Science #44 – Hot Air Balloons and Airships: The Science of Buoyancy in Flight

                                           Everyday Science, Everyday Wonder 

                                               Simple questions, smart answers

Today, let's explore the fascinating science behind two majestic flying vehicles: the hot air balloon and the airship (or blimp). Both rely on the principle of buoyancy to conquer the skies.

1. Hot Air Balloons: Simple Physics at Work

The operation of a hot air balloon is based on a fundamental principle: hot air rises.

1) The Principle of Buoyancy

• Heating and Density Change: A burner at the bottom of the balloon heats the air inside the envelope. When air is heated, its molecules move faster, causing the air to expand and its density to decrease.

• Achieving Lift: The less dense (lighter) hot air inside the balloon is lighter than the denser (heavier) cool air surrounding it. This difference in density creates an upward force called buoyancy, causing the balloon to lift off.

  

  The Principle of Buoyancy

2) Control and Navigation

• Altitude Control: The pilot controls the altitude by turning the burner on (to ascend) or off (to descend as the air cools).

• Direction: Hot air balloons lack propulsion systems, so they travel only in the direction of the wind. Pilots navigate by changing altitude to find wind currents blowing in a desired direction.

2. Airships: Powered Flight with Lighter Gas

Airships utilize buoyancy similar to hot air balloons but are fundamentally different because they include a propulsion system to allow for controlled, directional flight.

1) The Principle of Buoyancy

• Lighter-Than-Air Gas: Airships typically gain buoyancy by filling their large envelopes with gases much lighter than air, such as Helium or Hydrogen, though hot air is sometimes used.

  • Helium: This is the primary gas used today. It is an inert gas, making it safe and non-flammable.

  • Hydrogen: Although the lightest gas, it is highly flammable. Its use was drastically reduced following the tragic 1937 Hindenburg disaster.

    
    The Hindenburg disaster on May 6, 1937, in Lakehurst, New Jersey, USA.

2) Movement and Control

• Propulsion: Once the airship is aloft, powered devices like propellers drive the airship forward.

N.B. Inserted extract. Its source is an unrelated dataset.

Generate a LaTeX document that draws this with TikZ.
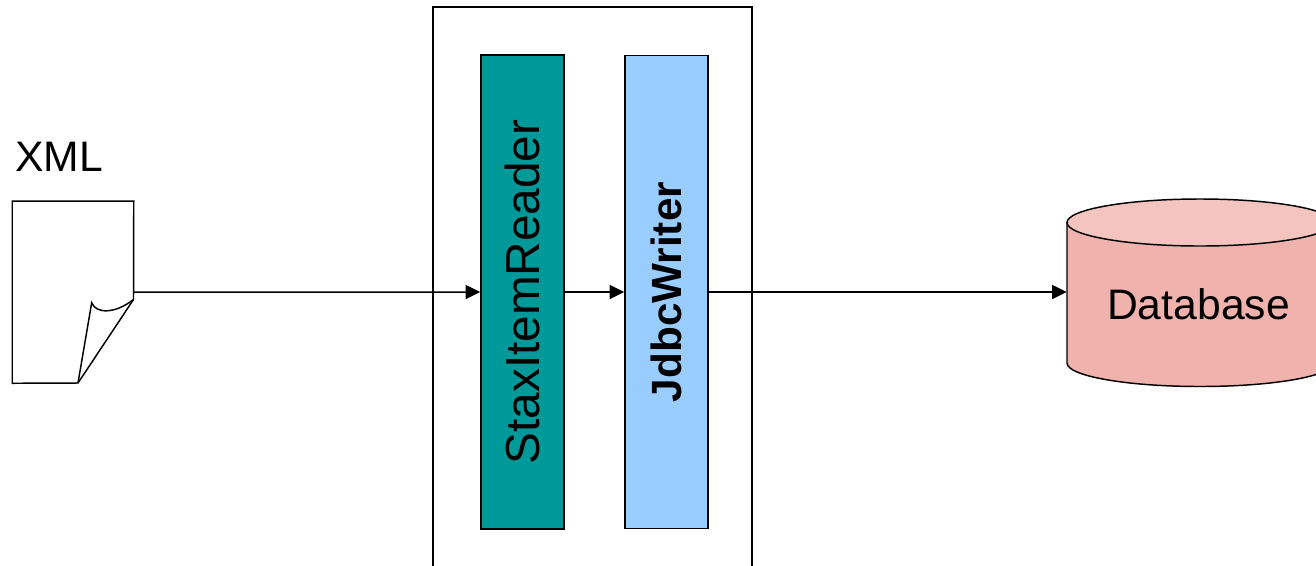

• Directional Control: Steering is achieved using rudders and tail fins, allowing the airship to be actively piloted, unlike a free-floating balloon.

3) Key Characteristics

• Advantages: Airships can be actively steered, are fuel-efficient, and capable of long-duration flights.

• Limitations: Their immense size makes them highly susceptible to wind and limits their speed.

Both hot air balloons and airships are marvels of early flight technology, demonstrating how humankind mastered the principles of physics to soar into the skies.